What you have to do: Everything from the first line down to the line containing "Chart.register(...registerables);" is to be retyped exactly, both ends included, with pictures left out.

Raw data:
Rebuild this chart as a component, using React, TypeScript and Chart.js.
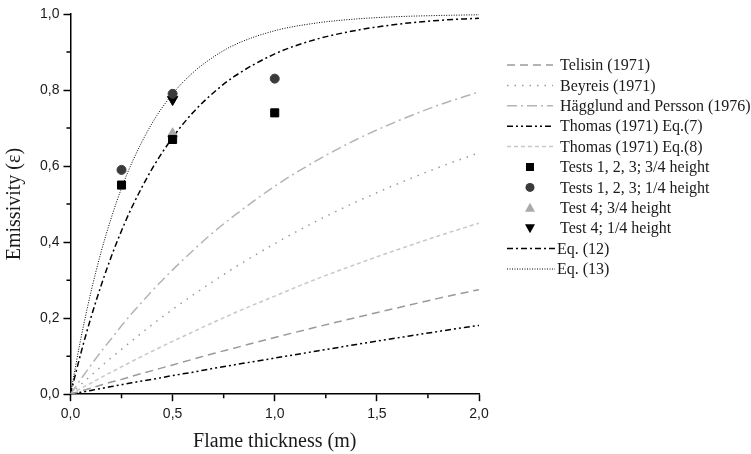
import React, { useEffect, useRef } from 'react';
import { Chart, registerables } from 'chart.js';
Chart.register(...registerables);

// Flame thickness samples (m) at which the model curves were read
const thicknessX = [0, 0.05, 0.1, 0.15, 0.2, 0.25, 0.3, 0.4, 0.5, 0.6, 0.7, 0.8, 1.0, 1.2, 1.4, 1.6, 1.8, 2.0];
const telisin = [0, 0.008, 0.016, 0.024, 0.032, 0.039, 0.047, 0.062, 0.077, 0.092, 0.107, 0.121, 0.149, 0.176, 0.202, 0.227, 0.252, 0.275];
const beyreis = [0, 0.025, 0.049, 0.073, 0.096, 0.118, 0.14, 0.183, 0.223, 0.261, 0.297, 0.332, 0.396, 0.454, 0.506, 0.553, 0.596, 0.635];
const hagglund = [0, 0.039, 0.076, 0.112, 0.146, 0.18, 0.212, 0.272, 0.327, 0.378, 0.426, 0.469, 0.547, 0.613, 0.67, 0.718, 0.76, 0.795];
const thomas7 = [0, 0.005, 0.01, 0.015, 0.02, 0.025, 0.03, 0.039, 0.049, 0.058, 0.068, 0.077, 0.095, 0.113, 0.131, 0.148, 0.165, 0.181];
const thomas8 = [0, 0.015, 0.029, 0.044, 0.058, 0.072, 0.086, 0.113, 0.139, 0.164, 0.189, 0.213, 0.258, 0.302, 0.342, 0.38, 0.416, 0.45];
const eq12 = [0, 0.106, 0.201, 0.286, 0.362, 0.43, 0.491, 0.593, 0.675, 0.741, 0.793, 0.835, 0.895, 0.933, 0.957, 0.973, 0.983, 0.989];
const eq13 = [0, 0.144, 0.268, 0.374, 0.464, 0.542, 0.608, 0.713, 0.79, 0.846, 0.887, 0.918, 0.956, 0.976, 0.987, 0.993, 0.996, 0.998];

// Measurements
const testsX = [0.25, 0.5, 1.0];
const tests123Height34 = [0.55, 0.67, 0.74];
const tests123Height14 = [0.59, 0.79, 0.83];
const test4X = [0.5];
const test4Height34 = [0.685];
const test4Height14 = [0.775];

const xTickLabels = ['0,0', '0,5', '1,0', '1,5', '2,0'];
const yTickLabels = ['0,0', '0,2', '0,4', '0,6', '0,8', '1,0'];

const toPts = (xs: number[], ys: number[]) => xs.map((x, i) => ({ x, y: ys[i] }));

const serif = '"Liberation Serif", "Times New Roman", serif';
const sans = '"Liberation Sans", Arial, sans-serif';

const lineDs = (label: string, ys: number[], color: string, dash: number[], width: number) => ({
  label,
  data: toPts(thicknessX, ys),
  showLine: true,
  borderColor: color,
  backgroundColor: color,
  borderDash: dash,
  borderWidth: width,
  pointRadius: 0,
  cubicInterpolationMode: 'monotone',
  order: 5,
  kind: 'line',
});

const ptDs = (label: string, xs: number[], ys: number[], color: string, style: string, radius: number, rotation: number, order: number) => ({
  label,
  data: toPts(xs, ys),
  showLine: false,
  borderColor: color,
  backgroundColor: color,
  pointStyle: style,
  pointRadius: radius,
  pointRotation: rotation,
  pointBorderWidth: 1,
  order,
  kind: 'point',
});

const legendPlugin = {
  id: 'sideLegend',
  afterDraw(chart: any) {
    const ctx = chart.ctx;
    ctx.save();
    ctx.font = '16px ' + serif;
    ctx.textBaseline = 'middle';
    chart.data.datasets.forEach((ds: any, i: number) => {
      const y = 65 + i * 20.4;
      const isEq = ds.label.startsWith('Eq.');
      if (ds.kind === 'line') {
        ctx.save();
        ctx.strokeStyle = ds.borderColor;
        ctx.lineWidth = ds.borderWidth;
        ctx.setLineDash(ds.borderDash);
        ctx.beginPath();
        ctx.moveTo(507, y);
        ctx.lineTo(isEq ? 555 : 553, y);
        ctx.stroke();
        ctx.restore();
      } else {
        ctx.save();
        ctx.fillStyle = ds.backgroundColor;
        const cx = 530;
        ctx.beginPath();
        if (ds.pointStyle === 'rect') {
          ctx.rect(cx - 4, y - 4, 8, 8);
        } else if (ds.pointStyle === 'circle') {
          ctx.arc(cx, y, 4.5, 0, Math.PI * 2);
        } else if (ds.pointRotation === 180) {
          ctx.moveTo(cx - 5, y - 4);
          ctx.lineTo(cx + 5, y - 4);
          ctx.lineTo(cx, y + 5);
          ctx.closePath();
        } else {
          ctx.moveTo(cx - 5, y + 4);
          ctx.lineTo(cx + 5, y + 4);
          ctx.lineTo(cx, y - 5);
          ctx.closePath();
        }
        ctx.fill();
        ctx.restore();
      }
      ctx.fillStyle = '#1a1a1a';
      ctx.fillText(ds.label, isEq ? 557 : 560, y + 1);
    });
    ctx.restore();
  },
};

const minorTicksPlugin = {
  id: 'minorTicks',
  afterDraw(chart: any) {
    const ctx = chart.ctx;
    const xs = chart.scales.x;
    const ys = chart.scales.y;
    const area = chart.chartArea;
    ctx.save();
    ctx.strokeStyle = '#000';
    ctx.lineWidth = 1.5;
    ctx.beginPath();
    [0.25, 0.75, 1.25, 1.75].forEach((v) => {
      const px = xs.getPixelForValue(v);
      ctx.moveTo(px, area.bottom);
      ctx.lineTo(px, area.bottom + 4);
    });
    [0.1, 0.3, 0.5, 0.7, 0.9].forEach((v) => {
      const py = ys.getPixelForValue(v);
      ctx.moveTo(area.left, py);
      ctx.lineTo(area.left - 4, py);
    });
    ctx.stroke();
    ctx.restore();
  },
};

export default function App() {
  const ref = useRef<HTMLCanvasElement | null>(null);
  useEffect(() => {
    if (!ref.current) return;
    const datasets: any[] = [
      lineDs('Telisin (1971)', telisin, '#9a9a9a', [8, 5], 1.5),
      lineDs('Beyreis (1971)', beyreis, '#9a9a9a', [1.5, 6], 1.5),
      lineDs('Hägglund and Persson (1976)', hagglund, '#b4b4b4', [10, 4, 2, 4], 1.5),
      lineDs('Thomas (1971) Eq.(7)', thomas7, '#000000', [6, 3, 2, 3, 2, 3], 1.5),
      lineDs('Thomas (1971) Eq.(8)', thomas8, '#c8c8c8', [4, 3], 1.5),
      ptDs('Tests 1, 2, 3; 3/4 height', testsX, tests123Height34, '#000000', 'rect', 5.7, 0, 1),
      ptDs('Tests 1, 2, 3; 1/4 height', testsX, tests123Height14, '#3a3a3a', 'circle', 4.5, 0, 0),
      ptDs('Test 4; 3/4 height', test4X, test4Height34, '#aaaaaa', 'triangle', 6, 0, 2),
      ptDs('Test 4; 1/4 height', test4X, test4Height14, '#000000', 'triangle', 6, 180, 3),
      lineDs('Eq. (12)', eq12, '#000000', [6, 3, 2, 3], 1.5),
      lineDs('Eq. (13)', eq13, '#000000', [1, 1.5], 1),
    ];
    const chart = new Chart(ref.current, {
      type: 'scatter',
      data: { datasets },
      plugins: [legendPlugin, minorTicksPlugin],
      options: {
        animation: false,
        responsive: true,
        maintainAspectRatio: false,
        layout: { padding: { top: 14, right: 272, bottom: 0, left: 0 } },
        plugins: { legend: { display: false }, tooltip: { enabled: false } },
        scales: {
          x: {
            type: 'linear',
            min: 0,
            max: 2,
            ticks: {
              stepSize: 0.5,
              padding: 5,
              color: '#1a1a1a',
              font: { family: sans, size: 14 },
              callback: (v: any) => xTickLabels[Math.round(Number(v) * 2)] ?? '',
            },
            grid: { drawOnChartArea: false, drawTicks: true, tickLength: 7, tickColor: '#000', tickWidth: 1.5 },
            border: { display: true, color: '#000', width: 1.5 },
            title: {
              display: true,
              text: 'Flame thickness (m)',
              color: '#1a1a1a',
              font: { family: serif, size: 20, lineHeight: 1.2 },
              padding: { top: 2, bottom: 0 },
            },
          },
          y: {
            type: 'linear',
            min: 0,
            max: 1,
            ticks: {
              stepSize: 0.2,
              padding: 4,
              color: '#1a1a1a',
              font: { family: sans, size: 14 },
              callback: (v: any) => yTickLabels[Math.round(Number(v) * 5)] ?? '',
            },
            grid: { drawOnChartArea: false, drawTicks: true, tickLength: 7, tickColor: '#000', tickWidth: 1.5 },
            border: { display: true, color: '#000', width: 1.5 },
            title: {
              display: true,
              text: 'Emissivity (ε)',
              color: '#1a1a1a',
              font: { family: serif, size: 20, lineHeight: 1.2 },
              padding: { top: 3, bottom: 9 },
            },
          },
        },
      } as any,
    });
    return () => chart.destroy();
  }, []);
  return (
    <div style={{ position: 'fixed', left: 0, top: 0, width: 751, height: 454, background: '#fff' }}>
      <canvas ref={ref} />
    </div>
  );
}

Response for this exercise:
Rebuild this chart as a component, using React, TypeScript and Chart.js.
import React, { useEffect, useRef } from 'react';
import { Chart, registerables } from 'chart.js';
Chart.register(...registerables);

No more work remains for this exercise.